◆ **TASK BRIEF**: The records below must be copied in full; omit the images.

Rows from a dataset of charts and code
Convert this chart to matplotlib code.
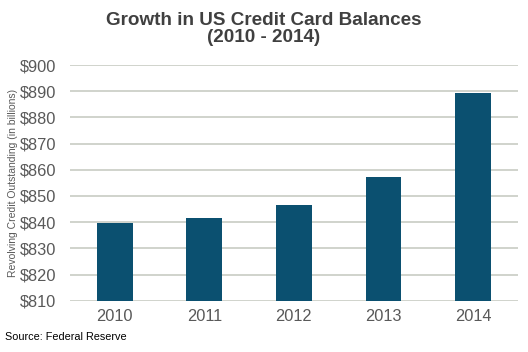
import matplotlib.pyplot as plt
from matplotlib.ticker import FuncFormatter

plt.rcParams['font.family'] = ['Liberation Sans', 'DejaVu Sans']

years = ['2010', '2011', '2012', '2013', '2014']
balances = [839.8, 841.6, 846.7, 857.3, 889.4]

fig = plt.figure(figsize=(5.28, 3.52), dpi=100)
ax = fig.add_axes([0.1326, 0.1457, 0.848, 0.6696])

ax.bar(years, balances, width=0.4, color='#0b5070', zorder=3)
ax.set_ylim(810, 900)
ax.set_xlim(-0.5, 4.5)
ax.set_yticks(range(810, 901, 10))
ax.yaxis.set_major_formatter(FuncFormatter(lambda v, p: '$%d' % v))
ax.grid(axis='y', color='#c8ccc4', linewidth=1.2, zorder=0)
for s in ax.spines.values():
    s.set_visible(False)
ax.tick_params(length=0, labelsize=11.8, colors='#595959', pad=6)
ax.tick_params(axis='y', pad=10)

ax.set_ylabel('Revolving Credit Outstanding (in billions)', fontsize=7.5, color='#595959')
ax.yaxis.set_label_coords(-0.117, 0.5)

fig.text(0.5, 0.965, 'Growth in US Credit Card Balances\n(2010 - 2014)', ha='center', va='top',
         fontsize=13.6, fontweight='bold', color='#404040', linespacing=1.0)
fig.text(0.01, 0.035, 'Source: Federal Reserve', fontsize=7.8, color='#000000')

fig.savefig('out.png')
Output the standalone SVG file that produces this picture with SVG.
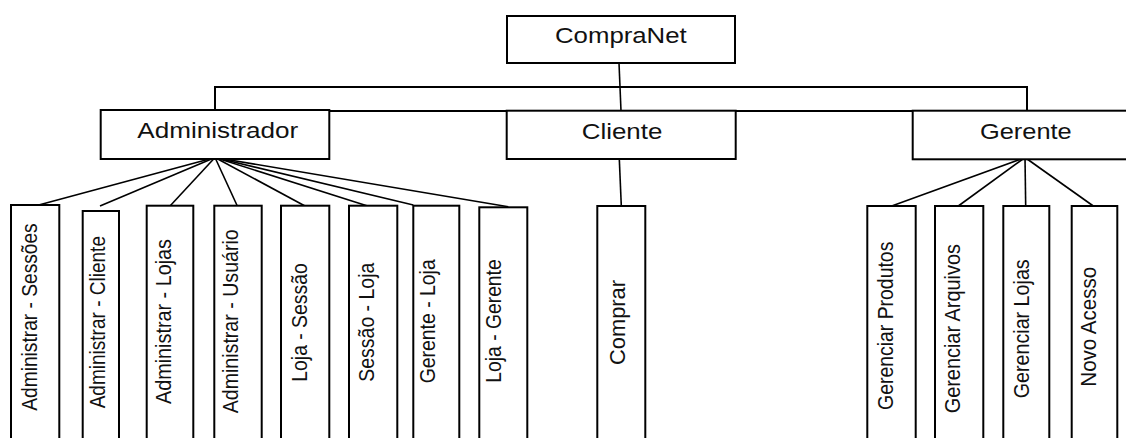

◆ **WORKED SOLUTION**:
Convert this chart to matplotlib code.
import matplotlib.pyplot as plt
from matplotlib.ticker import FuncFormatter

plt.rcParams['font.family'] = ['Liberation Sans', 'DejaVu Sans']

years = ['2010', '2011', '2012', '2013', '2014']
balances = [839.8, 841.6, 846.7, 857.3, 889.4]

fig = plt.figure(figsize=(5.28, 3.52), dpi=100)
ax = fig.add_axes([0.1326, 0.1457, 0.848, 0.6696])

ax.bar(years, balances, width=0.4, color='#0b5070', zorder=3)
ax.set_ylim(810, 900)
ax.set_xlim(-0.5, 4.5)
ax.set_yticks(range(810, 901, 10))
ax.yaxis.set_major_formatter(FuncFormatter(lambda v, p: '$%d' % v))
ax.grid(axis='y', color='#c8ccc4', linewidth=1.2, zorder=0)
for s in ax.spines.values():
    s.set_visible(False)
ax.tick_params(length=0, labelsize=11.8, colors='#595959', pad=6)
ax.tick_params(axis='y', pad=10)

ax.set_ylabel('Revolving Credit Outstanding (in billions)', fontsize=7.5, color='#595959')
ax.yaxis.set_label_coords(-0.117, 0.5)

fig.text(0.5, 0.965, 'Growth in US Credit Card Balances\n(2010 - 2014)', ha='center', va='top',
         fontsize=13.6, fontweight='bold', color='#404040', linespacing=1.0)
fig.text(0.01, 0.035, 'Source: Federal Reserve', fontsize=7.8, color='#000000')

fig.savefig('out.png')
Output the standalone SVG file that produces this picture with SVG.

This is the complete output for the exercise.